As if we didn’t need another reason to disband the Department of Education (see its Dear Colleague letter for an example of its gross dishonesty), here’s another, of utter failure to perform. DoE isn’t taking care of its digital data.
The Education Department doesn’t hold nuclear launch codes. But its vast data trove on student-loan borrowers and their parents—and the nearly $100 billion it disburses in new loans every year—are reason enough to want the bureaucrats to prevent digital intrusions. ….
The stakes go well beyond personal privacy. Federal student loans outstanding exceed $1 trillion, and Team Obama is trying to forgive those debts. It would add injury to injury if cyber-fraudsters were able to pile on for a taxpayer plundering.

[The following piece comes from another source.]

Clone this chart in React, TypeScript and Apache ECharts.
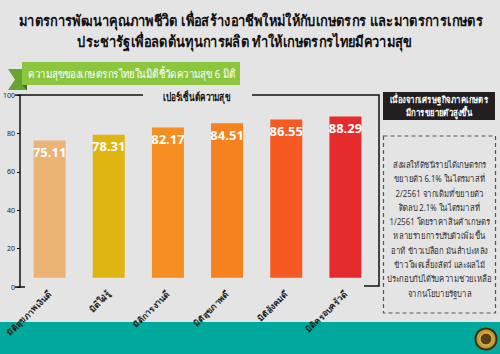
import React, { useEffect, useRef } from "react";
import * as echarts from "echarts";

const categories = ["มิติสุขภาพเงินดี", "มิติใฝ่รู้", "มิติการงานดี", "มิติสุขภาพดี", "มิติสังคมดี", "มิติครอบครัวดี"];
const values = [75.11, 78.31, 82.17, 84.51, 86.55, 88.29];
const barColors = ["#ebb474", "#deb511", "#f68e22", "#f5821f", "#f45a21", "#e62b2c"];
const yTicks = [0, 20, 40, 60, 80, 100];

const titleLines = [
  "มาตรการพัฒนาคุณภาพชีวิต เพื่อสร้างอาชีพใหม่ให้กับเกษตรกร และมาตรการเกษตร",
  "ประชารัฐเพื่อลดต้นทุนการผลิต ทำให้เกษตรกรไทยมีความสุข",
];
const ribbonText = "ความสุขของเกษตรกรไทยในมิติชี้วัดความสุข 6 มิติ";
const axisTitle = "เปอร์เซ็นต์ความสุข";
const noteHead = ["เนื่องจากเศรษฐกิจภาคเกษตร", "มีการขยายตัวสูงขึ้น"];
const noteBody = [
  "ส่งผลให้ดัชนีรายได้เกษตรกร",
  "ขยายตัว 6.1% ในไตรมาสที่",
  "2/2561 จากเดิมที่ขยายตัว",
  "ติดลบ 2.1% ในไตรมาสที่",
  "1/2561 โดยราคาสินค้าเกษตร",
  "หลายรายการปรับตัวเพิ่มขึ้น",
  "อาทิ ข้าวเปลือก มันสำปะหลัง",
  "ข้าวโพดเลี้ยงสัตว์ และผลไม้",
  "ประกอบกับได้รับความช่วยเหลือ",
  "จากนโยบายรัฐบาล",
];

const FONT = "'Noto Sans', 'DejaVu Sans', sans-serif";

export default function App() {
  const ref = useRef<HTMLDivElement>(null);
  useEffect(() => {
    document.body.style.margin = "0";
    const chart = echarts.init(ref.current!, null, { renderer: "svg" });
    const option: any = {
      animation: false,
      backgroundColor: "#e4e4e4",
      grid: { left: 15, right: 125, top: 95, bottom: 67 },
      xAxis: {
        type: "category",
        data: categories,
        axisLine: { show: false },
        axisTick: { show: false },
        axisLabel: {
          rotate: 45,
          interval: 0,
          margin: 5,
          fontSize: 8.5,
          fontWeight: "bold",
          color: "#222",
          fontFamily: FONT,
        },
      },
      yAxis: [
        {
          type: "value",
          min: 0,
          max: 100,
          interval: 20,
          data: yTicks,
          splitLine: { show: false },
          axisLine: { show: true, lineStyle: { color: "#111", width: 1.5 } },
          axisTick: { show: true, length: 3, lineStyle: { color: "#111" } },
          axisLabel: { fontSize: 7, color: "#222", margin: 5, fontFamily: FONT },
        },
        {
          type: "value",
          min: -5,
          max: 100,
          show: false,
          splitLine: { show: false },
        },
      ],
      series: [
        {
          type: "bar",
          yAxisIndex: 1,
          barWidth: 32,
          data: values.map((v, i) => ({ value: v, itemStyle: { color: barColors[i] } })),
          label: {
            show: true,
            position: "insideTop",
            distance: 5,
            color: "#fff",
            fontSize: 13,
            fontWeight: "bold",
            fontFamily: "'Open Sans', sans-serif",
            formatter: (p: any) => p.value.toFixed(2),
          },
        },
      ],
      graphic: [
        // title
        {
          type: "text",
          x: 251,
          y: 20,
          scaleX: 0.86,
          style: { text: titleLines[0], font: `bold 15px ${FONT}`, fill: "#111", align: "center", verticalAlign: "middle" },
        },
        {
          type: "text",
          x: 245,
          y: 41,
          scaleX: 0.86,
          style: { text: titleLines[1], font: `bold 15px ${FONT}`, fill: "#111", align: "center", verticalAlign: "middle" },
        },
        // ribbon
        {
          type: "polygon",
          shape: { points: [[8, 69], [27, 69], [27, 90], [8, 90], [15, 79.5]] },
          style: { fill: "#69a431" },
        },
        {
          type: "polygon",
          shape: { points: [[22, 85], [27, 85], [27, 90]] },
          style: { fill: "#3f6e1c" },
        },
        {
          type: "rect",
          shape: { x: 22, y: 62, width: 218, height: 23 },
          style: { fill: "#8cc63f" },
        },
        {
          type: "text",
          x: 132,
          y: 73.5,
          scaleX: 0.84,
          style: {
            text: ribbonText,
            font: `11.5px ${FONT}`,
            fill: "#fff",
            align: "center",
            verticalAlign: "middle",
          },
        },
        // frame lines
        {
          type: "polyline",
          shape: { points: [[15, 95], [143, 95]] },
          style: { stroke: "#111", lineWidth: 1.5, fill: null },
        },
        {
          type: "polyline",
          shape: { points: [[252, 95], [379, 95], [379, 286], [364, 286]] },
          style: { stroke: "#111", lineWidth: 1.5, fill: null },
        },
        {
          type: "polyline",
          shape: { points: [[15, 287], [25, 287]] },
          style: { stroke: "#111", lineWidth: 1.5, fill: null },
        },
        {
          type: "text",
          x: 197,
          y: 97,
          scaleX: 0.75,
          style: {
            text: axisTitle,
            font: `bold 11px ${FONT}`,
            fill: "#111",
            align: "center",
            verticalAlign: "middle",
          },
        },
        // note head
        {
          type: "rect",
          shape: { x: 383, y: 92, width: 112, height: 28 },
          style: { fill: "#231f20" },
        },
        {
          type: "text",
          x: 439,
          y: 106,
          scaleX: 0.82,
          style: {
            text: noteHead.join("\n"),
            font: `bold 9.5px ${FONT}`,
            lineHeight: 13,
            fill: "#fff",
            align: "center",
            verticalAlign: "middle",
          },
        },
        // dashed box
        {
          type: "rect",
          shape: { x: 383.5, y: 136, width: 112, height: 177 },
          style: { fill: null, stroke: "#555", lineWidth: 1.2, lineDash: [4, 3] },
        },
        {
          type: "text",
          x: 439.5,
          y: 228.5,
          scaleX: 0.86,
          style: {
            text: noteBody.join("\n"),
            font: `9px ${FONT}`,
            lineHeight: 14.3,
            fill: "#333",
            align: "center",
            verticalAlign: "middle",
          },
        },
        // bottom band
        {
          type: "rect",
          shape: { x: 0, y: 322, width: 500, height: 32 },
          style: { fill: "#00a99c" },
        },
        {
          type: "circle",
          shape: { cx: 486, cy: 339, r: 10.5 },
          style: { fill: "#c49a2c", stroke: "#3a2a12", lineWidth: 2 },
        },
        {
          type: "circle",
          shape: { cx: 486, cy: 339, r: 6 },
          style: { fill: "#5a3f14", stroke: "#e9d27a", lineWidth: 1 },
        },
      ],
    };
    chart.setOption(option);
    return () => chart.dispose();
  }, []);
  return <div ref={ref} style={{ width: 500, height: 354 }} />;
}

It isn’t a matter of an isolated error, even a serious one, which can happen in any large enterprise, either.
Department of Education Inspector General Kathleen Tighe reported in November that her team has been “finding the same deficiencies over and over again” regarding information security. Since 2009 independent auditors “have found persistent IT control deficiencies in key financial systems,” she said.
For six years, auditors have found persistent DoE IT failure. This is not an inability to achieve perfection in personal digital data handling; this is a conscious and deliberate refusal to bother.
We don’t need a Federal government Department of this sort. Not at all.